To the best of my memory this is not how they are intended to be charged. Have you asked Mark Jensen, the owner ORI, about charging them this way?

I have had a set on my Jeep for about 4 years..I have experienced problems with sagging and having to recharge and few other problems. The remote reservoirs help some as I have the first ones Mark ever made.

ORIs tend to do better on lighter vehicles and vehicles were you can set the strut so more of the shaft shows. Heavy and not a lot of shaft showing is not a good combo with the. Newer version of the ST is more forgiving less shaft showing than old version. Like anything, if properly tuned and set up in the right vehicle they should do well...

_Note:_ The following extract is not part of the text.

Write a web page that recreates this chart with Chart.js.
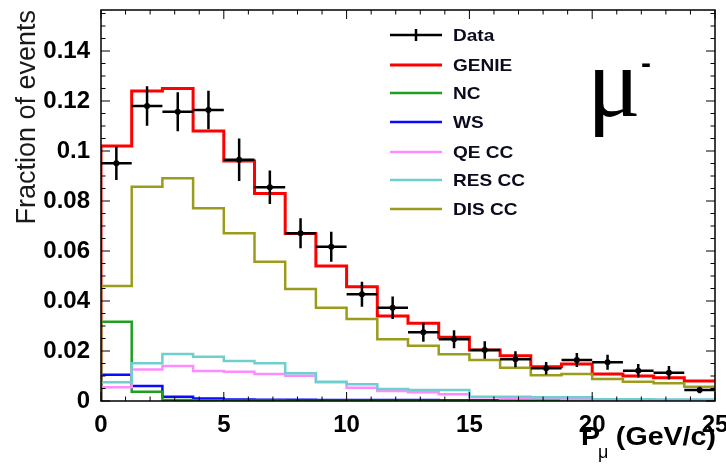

With that said, my buggy which I built after putting ORIs on my Jeep, runs FOX remote reservoir coilovers and I don't regret it.
 
Re: Re: Re:

b.boyd said:
To the best of my memory this is not how they are intended to be charged. Have you asked Mark Jensen, the owner ORI, about charging them this way?

I have had a set on my Jeep for about 4 years..I have experienced problems with sagging and having to recharge and few other problems. The remote reservoirs help some as I have the first ones Mark ever made.

ORIs tend to do better on lighter vehicles and vehicles were you can set the strut so more of the shaft shows. Heavy and not a lot of shaft showing is not a good combo with the. Newer version of the ST is more forgiving less shaft showing than old version. Like anything, if properly tuned and set up in the right vehicle they should do well...

With that said, my buggy which I built after putting ORIs on my Jeep, runs FOX remote reservoir coilovers and I don't regret it.
mi

That's how the owners manual says is the best method, charging full bump not recommended.
 
Re:

^^^^ for clarification; fill lower chambers at full bump, then suspend full droop to fill uppers.
 
Why would you take a chance on these when a good set of coilovers aren't much more.
 
Re: Re: Re:

mcutler said:
mi

That's how the owners manual says is the best method, charging full bump not recommended.


Actually we are both mistaken. Go check the manual page 6.
http://oristruts.com/products/literature/user-guide/st-user-guide/

I am looking at hard copy of the manual in front of me and it clearly states you can DO the upper chamber with the shaft compressed or with it fully extended just as the link above does.
Neither is recommended over the other.
Bottom chamber is done FULLY compressed.
 
Re:

That's correct, my bad. Blacksheep on pirate, an ori dealer iirc, told me to fill uppers extended, would set the seals better....idk, has worked better for me-no more leaky downy
 
I would have to disagree on them for lighter rigs,pretty sure they are rated 1900lbs per corner!!! A friend of out built big nasty which was out of 3" tube & if anyone was at Dixie run in 2010 saw it on bounty hill & his rig was pretty damn stable on that rock!!! I don't claim to know everything just my 02!!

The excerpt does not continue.